The intimate, square dining room at Sweet Potatoes scoots foodies right up to the bar or tabletops on a packed-out restaurant floor. Chef Stephanie Tyson grew up watching her grandmother cook, and she brings that cast-iron pan philosophy to her menu. Dishes range from drunken pork chops to barbecued duck for dinner with sides of shrimp and grits and fried green tomatoes with okra. For lunch, devour a juicy pork chop club drizzled in peach and onion marmalade, clumped with a side of, what else? Sweet potato fries.
After a hearty meal, resume your own gallery hop with a stop at Artworks Gallery, a home for unique exhibits such as "Going Postal," where artists make collages out of old stamps or piece together an explosion of junk mail hovering out of a mailbox.

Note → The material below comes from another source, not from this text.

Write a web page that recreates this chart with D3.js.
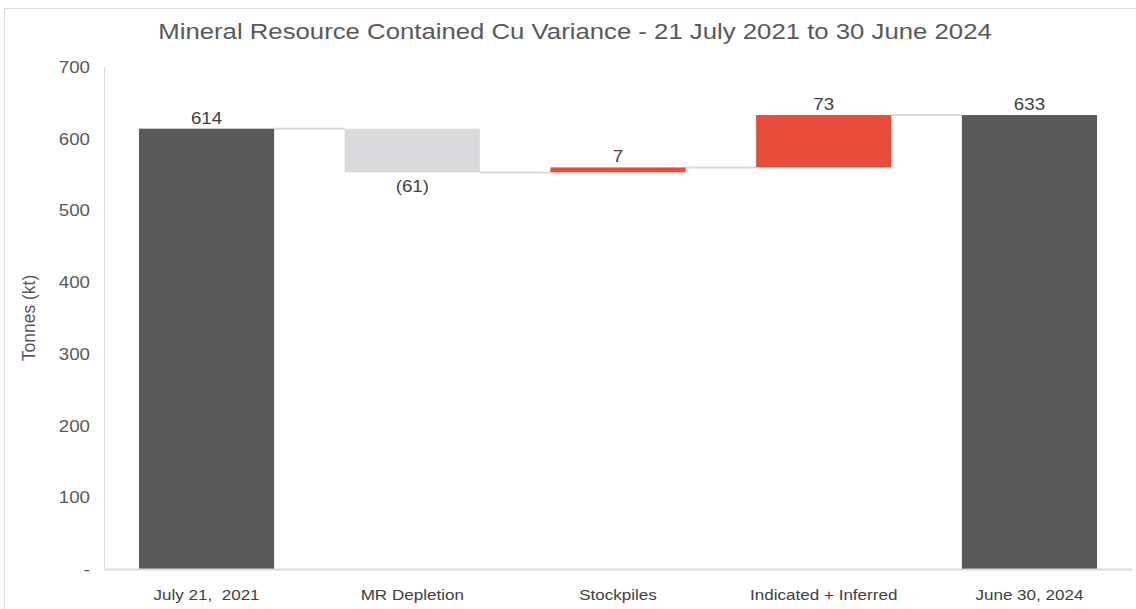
<!DOCTYPE html>
<html>
<head>
<meta charset="utf-8">
<script src="https://cdn.jsdelivr.net/npm/d3@7"></script>
<style>
  body { margin: 0; background: #fff; }
  text { font-family: "Liberation Sans", Arial, sans-serif; white-space: pre; }
</style>
</head>
<body>
<div id="chart"></div>
<script>
// waterfall data
const categories = ["July 21,  2021", "MR Depletion", "Stockpiles", "Indicated + Inferred", "June 30, 2024"];
const changes = [614, -61, 7, 73, 633];
const isTotal = [true, false, false, false, true];
const labels = ["614", "(61)", "7", "73", "633"];
const yTicks = [0, 100, 200, 300, 400, 500, 600, 700];

const width = 1136, height = 609;
const margin = {top: 67, right: 4, bottom: 40, left: 104};
const sx = 1.1; // text in the picture is a bit wide

const svg = d3.select("#chart").append("svg")
    .attr("width", width)
    .attr("height", height);

// outer frame
svg.append("rect")
    .attr("x", 4.5).attr("y", 8.5)
    .attr("width", 1140).attr("height", 620)
    .attr("fill", "none")
    .attr("stroke", "#d9d9d9");

svg.append("text")
    .attr("transform", "translate(575, 39) scale(1.17, 1)")
    .attr("text-anchor", "middle")
    .attr("font-size", 22)
    .attr("fill", "#595959")
    .text("Mineral Resource Contained Cu Variance - 21 July 2021 to 30 June 2024");

// compute running totals
let running = 0;
const bars = categories.map((c, i) => {
    let start, end;
    if (isTotal[i]) {
        start = 0; end = changes[i]; running = changes[i];
    } else {
        start = running; end = running + changes[i]; running = end;
    }
    return {cat: c, start, end, value: changes[i], total: isTotal[i], label: labels[i]};
});

const x = d3.scaleBand()
    .domain(categories)
    .range([margin.left, width - margin.right])
    .paddingInner(0.343)
    .paddingOuter(0.17);

const y = d3.scaleLinear()
    .domain([0, 700])
    .range([height - margin.bottom, margin.top]);

// y axis line
svg.append("line")
    .attr("x1", margin.left + 0.5).attr("x2", margin.left + 0.5)
    .attr("y1", y(700)).attr("y2", y(0))
    .attr("stroke", "#d9d9d9");

svg.selectAll(".ytick")
    .data(yTicks)
    .join("text")
    .attr("class", "ytick")
    .attr("transform", d => `translate(90, ${y(d) + 6}) scale(${sx}, 1)`)
    .attr("text-anchor", "end")
    .attr("font-size", 17)
    .attr("fill", "#595959")
    .text(d => d === 0 ? "-" : d);

svg.append("text")
    .attr("transform", `translate(35, ${(y(0) + y(700)) / 2}) rotate(-90)`)
    .attr("text-anchor", "middle")
    .attr("font-size", 17.5)
    .attr("fill", "#595959")
    .text("Tonnes (kt)");

// connectors
const connectors = bars.slice(0, -1).map((b, i) => ({
    x1: x(b.cat) + x.bandwidth(),
    x2: x(bars[i + 1].cat),
    v: b.end
}));
svg.selectAll(".conn")
    .data(connectors)
    .join("line")
    .attr("class", "conn")
    .attr("x1", d => d.x1).attr("x2", d => d.x2)
    .attr("y1", d => y(d.v)).attr("y2", d => y(d.v))
    .attr("stroke", "#d9d9d9")
    .attr("stroke-width", 2);

function barColor(d) {
    if (d.total) return "#595959";
    return d.value < 0 ? "#dadadc" : "#e84c3b";
}

svg.selectAll(".bar")
    .data(bars)
    .join("rect")
    .attr("class", "bar")
    .attr("x", d => x(d.cat))
    .attr("width", x.bandwidth())
    .attr("y", d => y(Math.max(d.start, d.end)))
    .attr("height", d => Math.abs(y(d.start) - y(d.end)))
    .attr("fill", barColor);

// baseline
svg.append("line")
    .attr("x1", margin.left).attr("x2", width - margin.right)
    .attr("y1", y(0) + 0.5).attr("y2", y(0) + 0.5)
    .attr("stroke", "#d9d9d9")
    .attr("stroke-width", 2);

svg.selectAll(".vlabel")
    .data(bars)
    .join("text")
    .attr("class", "vlabel")
    .attr("transform", d => {
        const cx = x(d.cat) + x.bandwidth() / 2;
        const cy = d.value < 0 ? y(d.end) + 20 : y(Math.max(d.start, d.end)) - 5;
        return `translate(${cx}, ${cy}) scale(${sx}, 1)`;
    })
    .attr("text-anchor", "middle")
    .attr("font-size", 17)
    .attr("fill", "#404040")
    .text(d => d.label);

svg.selectAll(".xlabel")
    .data(bars)
    .join("text")
    .attr("class", "xlabel")
    .attr("transform", d => `translate(${x(d.cat) + x.bandwidth() / 2}, 600) scale(${sx}, 1)`)
    .attr("text-anchor", "middle")
    .attr("font-size", 15.5)
    .attr("fill", "#404040")
    .text(d => d.cat);
</script>
</body>
</html>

"Isn't America Great? Everyone is so Concerned about my Well-Being!" Don Green writes next to the swirl of envelopes.
In The B-String guitar shop, yellow Epiphones to cream Fenders hang on the walls, the glow of star paper lamps reflecting off their sheen. Tim Webb, who works at B-String, collected vintage music gear growing up, including "50s tweed" Fenders and Japanese reissues.
Wandering blues players and traveling bands frequent the Art District, he said.
"It's a neat scene; you have everything from punk to bluegrass."
Tiny music venues speckle the district, from Ziggy's to The Garage. Neon posters litter the sides of the buildings, boasting of upcoming concerts.
The music eclecticism matches some of the shops up here. Take the Bubbling Well Bead and Tea Bar, for example. It's part bead store, part tai chi school, part tea pitstop.
Tai chi instructor Briana Wright, 24, has lived in Winston-Salem all her life. She said the art district answered a calling 10 years ago, and she now considers it a safe haven within the city.
Now, residents, especially during the spring and summer months, will take to the streets to see the talents of local artists take shape.
"It's a hidey hole," Wright said of the art district. "You can just come in and relax here."